Born in 1844 as the son of a Unitarian clergyman, Wicksteed was educated at University College, London and Manchester New College from 1861 to 1867, when he received his master's degree, with a gold medal in classics. Following his father into the Unitarian ministry in 1867, Wicksteed embarked on an extraordinarily broad range of scholarly and theological explorations.
His theological and ethical writings continued long after he left the pulpit (in 1897), and appear to have been the initial point of departure for a number of his other fields of scholarly inquiry. These included, in particular, his deep interest in Dante scholarship, an interest which not only produced a remarkable list of publications, but which also built Wicksteed's reputation as one of the foremost medievalists of his time. It was Wicksteed's theologically-driven interest in and concern for the ethics of modern commercial society, with its disturbing inequalities of wealth and income, which appear to have led him into his economic studies (following on his reading of Henry George's 1879 Progress and Poverty).
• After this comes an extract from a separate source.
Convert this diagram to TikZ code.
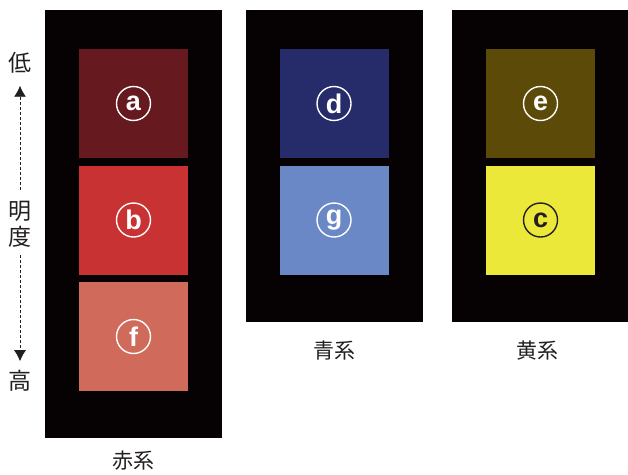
\documentclass[tikz,border=0pt]{standalone}
\usepackage{fontspec}
\setmainfont{Liberation Sans}
\newfontfamily\jpfont{Noto Sans CJK JP}
\usetikzlibrary{positioning,arrows.meta}

\definecolor{panelblack}{HTML}{060203}
\definecolor{inkgray}{HTML}{231F20}
\definecolor{redA}{HTML}{661A1F}
\definecolor{redB}{HTML}{C83232}
\definecolor{redF}{HTML}{D06A5A}
\definecolor{blueD}{HTML}{262C6A}
\definecolor{blueG}{HTML}{6A88C6}
\definecolor{yelE}{HTML}{5C4A08}
\definecolor{yelC}{HTML}{EBE83A}

\tikzset{
  panel/.style={fill=panelblack, inner sep=0, anchor=north west},
  swatch/.style={minimum size=109pt, inner sep=0},
  badge/.style={circle, draw=#1, text=#1, line width=1.4pt, minimum size=34pt, inner sep=0,
    font=\fontsize{27}{27}\selectfont\bfseries},
  caption/.style={font=\jpfont\fontsize{21}{21}\selectfont, text=inkgray, inner sep=0},
  axis/.style={font=\jpfont\fontsize{23}{26}\selectfont, text=inkgray, inner sep=0, align=center},
  scalearrow/.style={draw=inkgray, line width=0.9pt, dash pattern=on 3pt off 2pt,
    -{Latex[length=11pt,width=12pt]}}
}

\begin{document}
\begin{tikzpicture}[x=1pt,y=-1pt]
  \useasboundingbox (0,0) rectangle (628,474);

  % black panels
  \node[panel, minimum width=177pt, minimum height=428pt] (red) at (45,10) {};
  \node[panel, minimum width=177pt, minimum height=312pt] (blue) at (246,10) {};
  \node[panel, minimum width=176pt, minimum height=312pt] (yellow) at (452,10) {};

  % colour samples with their letters
  \foreach \n/\x/\y/\col/\ink in {a/133.5/103.5/redA/white, b/133.5/220/redB/white,
      f/133.5/336.5/redF/white, d/334/103.5/blueD/white, g/334/220/blueG/white,
      e/540.5/103.5/yelE/white, c/540.5/220/yelC/inkgray}{
    \node[swatch, fill=\col] (sq\n) at (\x,\y) {};
    \node[badge=\ink] (\n) at (sq\n) {\n};
  }

  % captions
  \node[caption, below=12pt of red] (redlabel) {赤系};
  \node[caption, below=18pt of blue] (bluelabel) {青系};
  \node[caption, below=18pt of yellow, xshift=-3pt] (yellowlabel) {黄系};

  % lightness scale
  \node[axis] (low) at (20,63) {低};
  \node[axis] (mid) at (20,224) {明\\度};
  \node[axis] (high) at (20,381) {高};
  \draw[scalearrow, shorten <=11pt, shorten >=12pt] (mid) -- (low);
  \draw[scalearrow, shorten <=8pt, shorten >=9pt] (mid) -- (high);
\end{tikzpicture}
\end{document}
Perhaps it was just circumstance that economics entered into Wicksteed's field of scholarly vision as only one of a number of areas of his interest, (most of them to which he was committed for years before he began his economics) and in the middle of the fourth decade of his life, which led Joseph Schumpeter to remark that Wicksteed "stood somewhat outside of the economics profession".
Yet, within a few years Wicksteed was to publish significant economic work of his own, carefully expounding on the theory he learned from Jevons, and to become for many years a lecturer on economics for the University Extension Lectures (a kind of adult-education program initiated in the UK in the 1870s to extend "the teaching of the universities, to serve up some of the crumbs from the university tables, in a portable and nutritious form, for some of the multitude who had no chance of sitting there").
In 1894 Wicksteed published his celebrated An Essay on the Co-ordination of the Laws of Distribution, in which he sought to prove mathematically that a distributive system which rewarded factor-owners according to marginal productivity would exhaust the total product produced. But it was his 1910 The Common Sense of Political Economy which most comprehensively presents Wicksteed's economic system, and which expresses most clearly and emphatically those insights which today's Austrians find most congenial.
Important elements of this "Austrian" side of Wicksteed's work were concisely presented by him in his 1913 Presidential Address to Section F of the British Association, published in Economic Journal, March 1914, under the title "The Scope and Method of Political Economy in the light of the 'Marginal" Theory of Value and Distribution."